Time to re-think Fuel Duty and Vehicle Excise Duty
Gergely Raccuja's radical proposal to scrap Fuel Duty and Vehicle Excise Duty and replace it with a simpler and fairer distance-based tax recently won the prestigious £250,000 Wolfson Economics Prize. Here he explains his idea and why it really is a system that is Miles Better
The War on the Motorist might have been dreamt up as a throw-away political slogan, but many drivers see it as something very real - a battle between them and government, in which they see their pockets emptied regularly and in return they get jolted over potholes on the way to joining the next traffic tailback.
Government asleep at the wheel?
The irony is, however, that even as the number of vehicles on the roads continues to increase, and overall mileage rises, the total amount of tax received is falling rapidly in real terms. In reality, the government is failing to collect enough tax to keep up with the investment that’s required. You might say that it’s fallen asleep at the wheel.
The number of electric cars on our roads remains small at present - although that should change dramatically in the years to come. Those that are on the road contribute nothing in terms of Fuel Duty and little, if anything, in terms of Vehicle Excise Duty (VED).
Fuel efficiency of new cars has nearly doubled over the past 25 years, meaning that someone with a newer car could be paying half of what someone with an older car would be. While newer cars consume less fossil fuels, they need to make a fair contribution.

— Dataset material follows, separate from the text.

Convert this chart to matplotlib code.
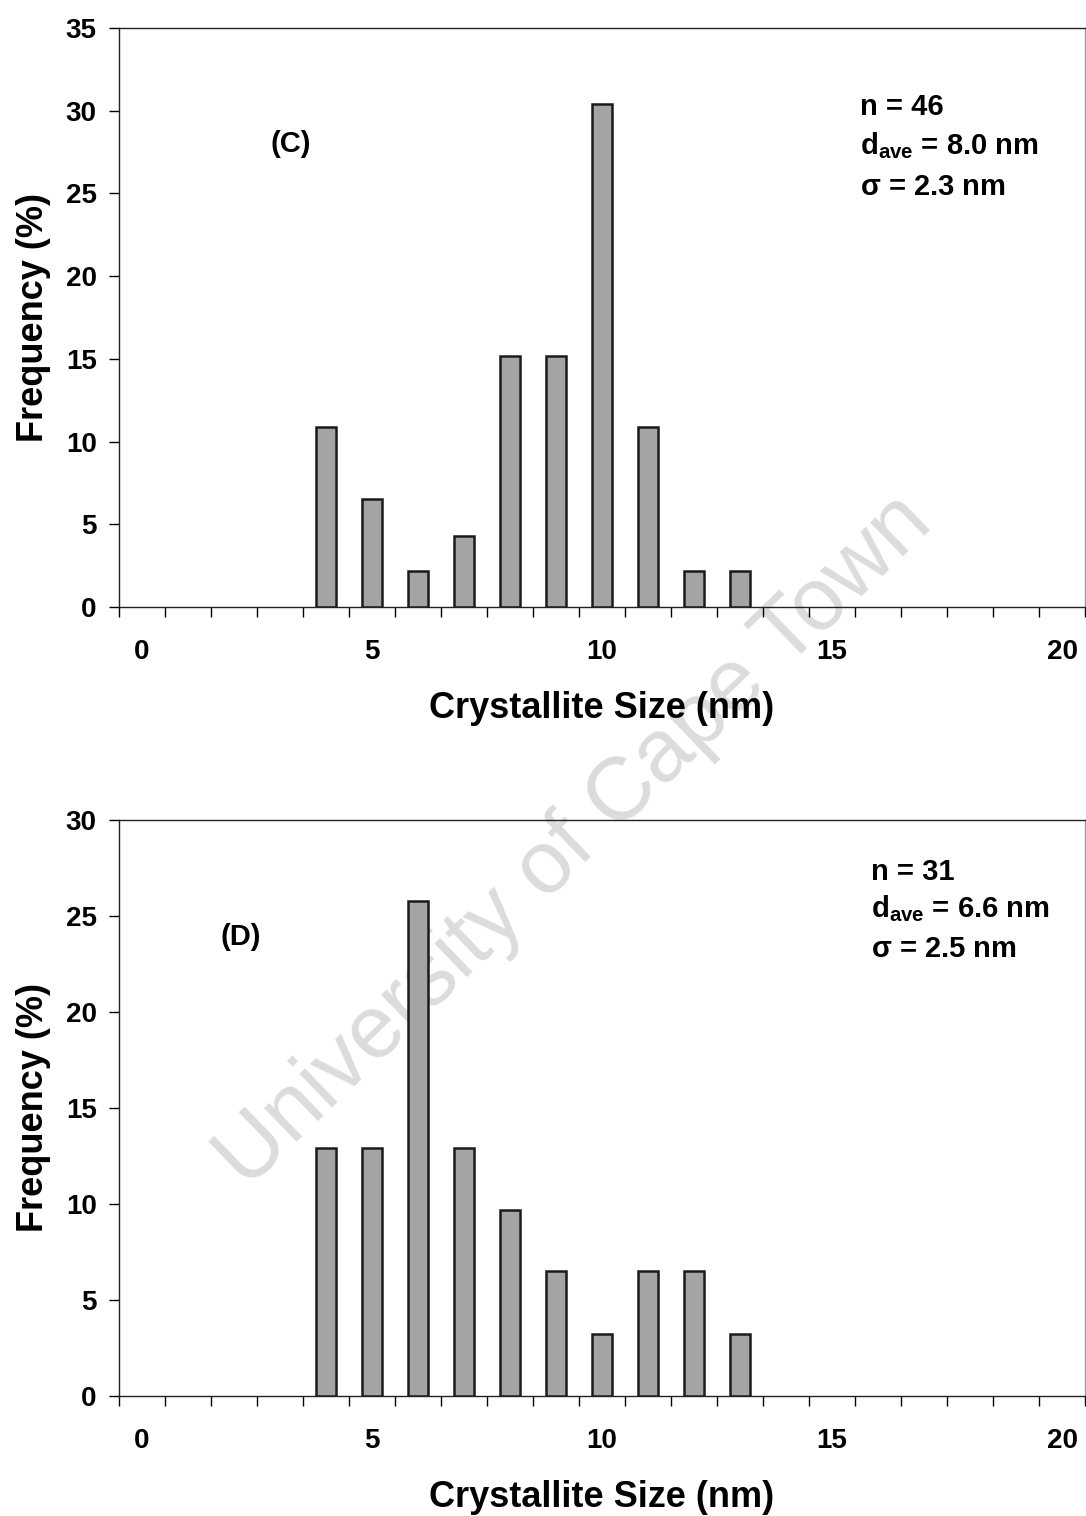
import numpy as np
import matplotlib
matplotlib.use("Agg")
import matplotlib.pyplot as plt
from matplotlib.ticker import MultipleLocator, FixedLocator

plt.rcParams['font.family'] = ['Liberation Sans', 'DejaVu Sans']
plt.rcParams['font.weight'] = 'bold'
plt.rcParams['mathtext.fontset'] = 'custom'
plt.rcParams['mathtext.rm'] = 'Liberation Sans:bold'
plt.rcParams['mathtext.it'] = 'Liberation Sans:bold'
plt.rcParams['mathtext.bf'] = 'Liberation Sans:bold'

# crystallite size classes (nm)
sizes = np.arange(0, 21)

# panel C, n = 46
freq_c = [0, 0, 0, 0, 10.9, 6.5, 2.2, 4.3, 15.2, 15.2, 30.4, 10.9, 2.2, 2.2,
          0, 0, 0, 0, 0, 0, 0]
# panel D, n = 31
freq_d = [0, 0, 0, 0, 12.9, 12.9, 25.8, 12.9, 9.7, 6.5, 3.2, 6.5, 6.5, 3.2,
          0, 0, 0, 0, 0, 0, 0]

labels = ['(C)', '(D)']
stats_c = ['n = 46', r'd$_{\rm ave}$ = 8.0 nm', r'$\sigma$ = 2.3 nm']
stats_d = ['n = 31', r'd$_{\rm ave}$ = 6.6 nm', r'$\sigma$ = 2.5 nm']
xticks = [0, 5, 10, 15, 20]

fig = plt.figure(figsize=(10.86, 15.16), dpi=100)
ax1 = fig.add_axes([0.1096, 0.5996, 0.8895, 0.3819])
ax2 = fig.add_axes([0.1096, 0.0792, 0.8895, 0.3800])

panels = [
    (ax1, freq_c, 35, labels[0], (3.24, 28.0), stats_c, 15.6, [30.2, 27.9, 25.4]),
    (ax2, freq_d, 30, labels[1], (2.15, 23.9), stats_d, 15.85, [27.3, 25.4, 23.3]),
]

for ax, freq, ymax, lab, labpos, stats, sx, sy in panels:
    ax.patch.set_alpha(0)
    mask = np.array(freq) > 0
    ax.bar(sizes[mask], np.array(freq)[mask], width=0.43, color='#a4a4a4',
           edgecolor='#1a1a1a', linewidth=1.8, zorder=3)
    ax.set_xlim(-0.5, 20.5)
    ax.set_ylim(0, ymax)
    ax.yaxis.set_major_locator(MultipleLocator(5))
    ax.xaxis.set_major_locator(FixedLocator(xticks))
    ax.xaxis.set_minor_locator(FixedLocator(np.arange(-0.5, 21, 1)))
    ax.tick_params(axis='x', which='major', length=0, pad=23, labelsize=20)
    ax.tick_params(axis='x', which='minor', length=7, width=1.0, direction='out')
    ax.tick_params(axis='y', which='major', length=7, width=1.0, direction='out',
                   pad=9, labelsize=20)
    for s in ax.spines.values():
        s.set_linewidth(1.0)
        s.set_color('#222222')
    ax.spines['right'].set_color('#999999')
    ax.set_xlabel('Crystallite Size (nm)', fontsize=26, fontweight='bold', labelpad=19)
    ax.set_ylabel('Frequency (%)', fontsize=26, fontweight='bold', labelpad=11)
    ax.text(labpos[0], labpos[1], lab, fontsize=21, fontweight='bold',
            ha='center', va='center')
    for txt, yy in zip(stats, sy):
        ax.text(sx, yy, txt, fontsize=21, fontweight='bold', ha='left', va='center')

fig.text(0.529, 0.4446, 'University of Cape Town', fontsize=64, fontweight='normal',
         color='#dcdcdc', rotation=44, ha='center', va='center', zorder=-1)

fig.savefig('out.png', dpi=100)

A new proposal that is Miles Better
I have a proposal for a different way of doing things. My idea, which is called ‘Miles Better’ and which won the Wolfson Economics Prize, sees Fuel Duty and VED abolished and replaced with a new, distance-based tax. This would see a single per-mile charge, the rate of which would depend on your vehicle’s weight (therefore taking into account the damage it does to the road) and its tailpipe emissions.
There are a number of advantages to this new approach. First of all, it’s much more transparent. Everyone will know what the price is per mile is, with your in-car odometer or a telematics device recording the miles you drive. It will be very clear just how much tax you will be paying.
Insurance companies as agents
Secondly, it would be easy to collect. I am proposing that insurance companies collect the tax from customers on behalf of the government for a small fee. One UK insurer has already explored this and estimates a one-off investment of around £100 million is required to adapt its systems. That makes this proposal relatively cheap and easy to implement.
Insurance companies would issue customers with their road bills; payment of these bills would be made annually or monthly, in just the same way that people pay their insurance premiums. Both premium and tax would be paid in tandem.
A tax that’s hard to avoid
Every vehicle in the UK should have insurance and, in fact, 97% currently do. So that should guarantee that, using insurance companies to collect the tax, almost every vehicle will be taxed. Drivers would either self-report their mileage or else telematics would do this for them. Vehicle mileages would then be cross referenced against MOTs.
We all know that it won’t be that long until most of us are driving electric or hybrid vehicles. Under the new system electric and low emission cars would remain the most economical to run, but would now have to contribute in line with their mileage. Diesels would be more expensive, because of their greater impact on air quality. The incentive to switch to a more environmentally friendly vehicle would remain - but there would also be a contribution to highways investment.
So where will the money go?
Under the mileage-based system after every £100 of tax drivers pay, at least £20 would be guaranteed for road spending, putting an end to raiding the roads budget. The government would invest a further £1billion, which will relieve local governments of maintaining their most heavily trafficked and important roads making improvements come to the less well connected regions too. All of Britain’s potholes will be fixed within five years of implementing the new Road Tax.
Getting ready for the vehicles of the future
The current system isn’t completely broken – yet. But it is running rough and the time will come when it packs up completely. This proposal gives a simple, technology-neutral alternative that promotes the take up of Ultra Low Emission Vehicles, is prepared for autonomous vehicles and benefits all road users through increased, guaranteed investment in the road network.
The new tax will be financially, socially, and environmentally sustainable, because it takes account of the impact any particular vehicle has on the road network, how much it contributes to congestion and how harmful it is to the environment.
I’ve called the proposal ‘Miles Better’ – I hope policymakers agree with me that this system is just that.